Pension and Retirement Benefits in Australia

Details on statutory and supplemental offerings.

Updated on March 23rd, 2023

What are the statutory pension benefits? What do they cover?

Retirement benefits in Australia are provided through the Age Pension and a superannuation fund. The superannuation payment that an employer makes is to a private retirement fund, while Age Pension is the government fund. Age Pension is means-tested, and when an employee reaches retirement age, their superannuation fund will be considered in their overall income.

Age Pension

The age pension is a pension scheme available to Australian residents over the age of 66 years and 6 months (increasing to age 67 from July 1, 2023, for those born after December 31, 1956). The Age Pension provides pension payments in old age up to a maximum amount. These pension benefits are subject to an income and assets test that can increase or decrease the entitlement people will receive. 

Superannuation Fund

Employers must make contributions (the rate is currently 10.5% of the employee's salary, and it is set to rise to 11% from July 1, 2023) to an employee’s private retirement fund called “superannuation.” This is a required contribution, and if employees do not select a fund for themselves, the employer may need to request details of a stapled super fund from the Australian Tax Office (ATO). Full-time, part-time, and casual workers all receive superannuation contributions from their employers. There are some employees for which the employer does not have to make superannuation contributions, including:

  • Employees under the age of 18 who work under 30 hours per week
  • Nonresident employees being paid for work done outside of Australia
  • Resident employees paid by nonresident employers for work done outside of Australia
  • Non-Australian executives who hold certain visas or entry permits
  • Employees engaged in domestic or private work for less than 30 hours per week (part-time nanny, housekeeper, etc.)
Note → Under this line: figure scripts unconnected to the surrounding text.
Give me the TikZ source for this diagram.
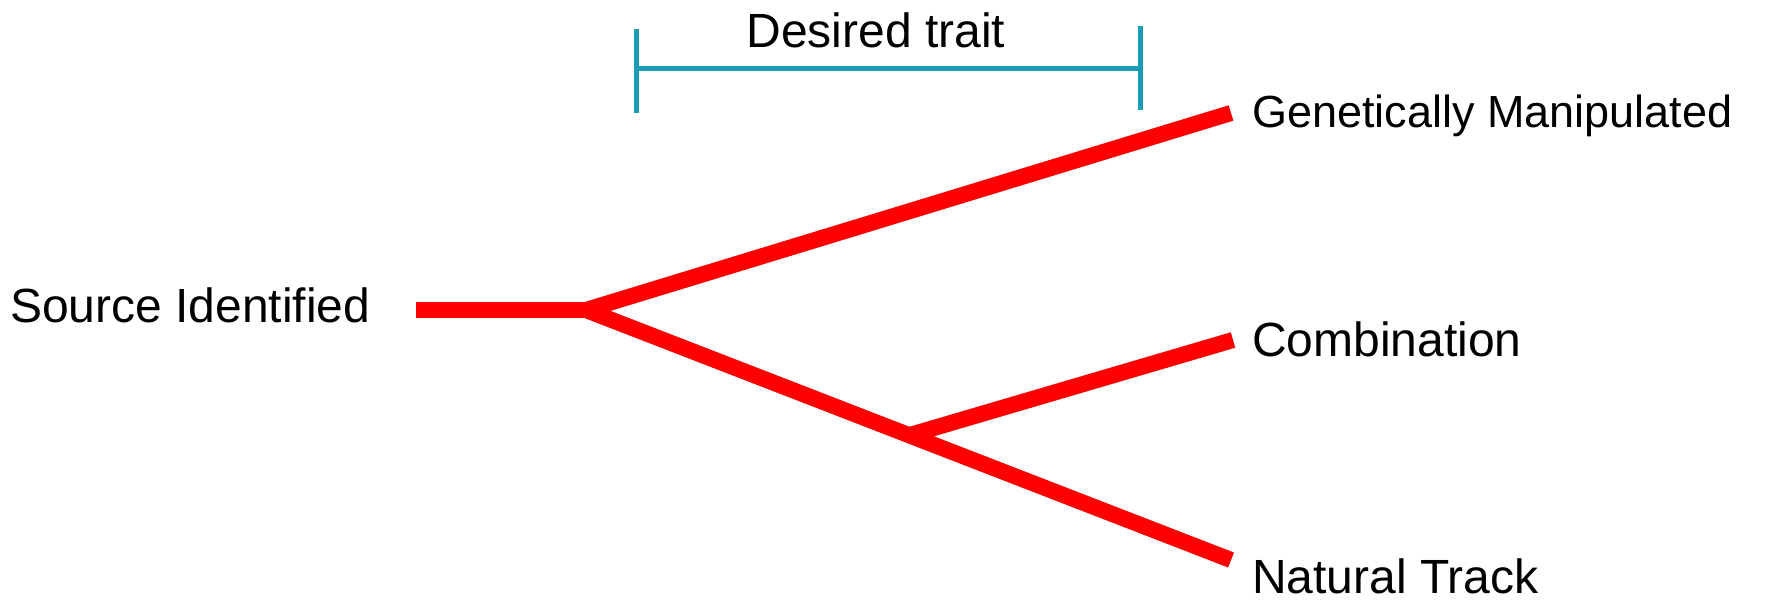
\documentclass[tikz,border=0pt]{standalone}
\usepackage{fontspec}
\setmainfont{Liberation Sans}
\definecolor{branchred}{RGB}{255,0,0}
\definecolor{traitteal}{RGB}{24,156,181}
\tikzset{
  lbl/.style={anchor=base west, inner sep=0pt, font=\fontsize{48}{56}\selectfont},
  branch/.style={draw=branchred, line width=16pt, line cap=butt},
  shadowline/.style={draw=black, opacity=0.18, line width=16pt, line cap=butt},
  bracketline/.style={draw=traitteal, line width=5pt, line cap=butt}
}
\begin{document}
\begin{tikzpicture}[x=1pt,y=-1pt]
\useasboundingbox (0,0) rectangle (1781,602);
\clip (0,0) rectangle (1781,602);
% labels
\node[lbl] (src) at (10,322) {Source Identified};
\node[lbl, font=\fontsize{45}{54}\selectfont] (gm) at (1252,127) {Genetically Manipulated};
\node[lbl] (comb) at (1252,356) {Combination};
\node[lbl] (nat) at (1252,593) {Natural Track};
\node[lbl, anchor=base] (trait) at (876,48) {Desired trait};
% branch points
\coordinate (s0) at (416,310);
\coordinate (j1) at (586,310);
\coordinate (j2) at (910,435);
\coordinate (egm) at (1231,113);
\coordinate (ecomb) at (1233,340);
\coordinate (enat) at (1231,560);
% shadows
\begin{scope}[shift={(2,3)}]
\draw[shadowline] (s0) -- (j1);
\draw[shadowline] (j1) -- (egm);
\draw[shadowline] (j1) -- (enat);
\draw[shadowline] (j2) -- (ecomb);
\end{scope}
% branches
\draw[branch] (s0) -- (j1);
\draw[branch] (j1) -- (egm);
\draw[branch] (j1) -- (enat);
\draw[branch] (j2) -- (ecomb);
% bracket
\coordinate (bl) at (636,69);
\coordinate (br) at (1140,69);
\coordinate (blt) at (636,29);
\coordinate (blb) at (636,113);
\coordinate (brt) at (1140,26);
\coordinate (brb) at (1140,110);
\draw[bracketline] (bl) -- (br);
\draw[bracketline] (blt) -- (blb);
\draw[bracketline] (brt) -- (brb);
\end{tikzpicture}
\end{document}
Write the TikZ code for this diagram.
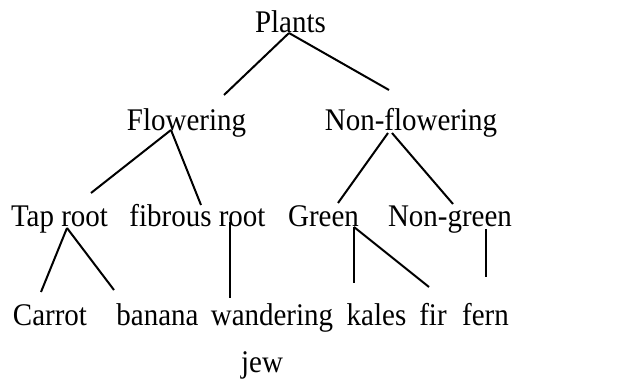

Employers must make superannuation contributions at least four times each year. Employers who are not compliant and do not make contributions in time will be liable for a tax penalty called the Superannuation Guarantee Charge. Within 28 days of commencing employment, the employer must send a written notification to the employee letting them know about the contribution. An employee’s payslip must detail the amount of superannuation contribution for each period to which the payslip relates, as well as the name of the fund.

For more information on superannuation benefits, please refer to this resource.

What pension benefits do most employers offer?

As the Australian pension system (comprising the means-tested Age Pension and superannuation schemes) is one of the best in terms of adequacy, sustainability, and integrity, most employers follow the statutory requirements.

Can an employer make direct contributions to an employee’s private pension? 

An employer's superannuation contribution goes directly into an employee’s private retirement fund.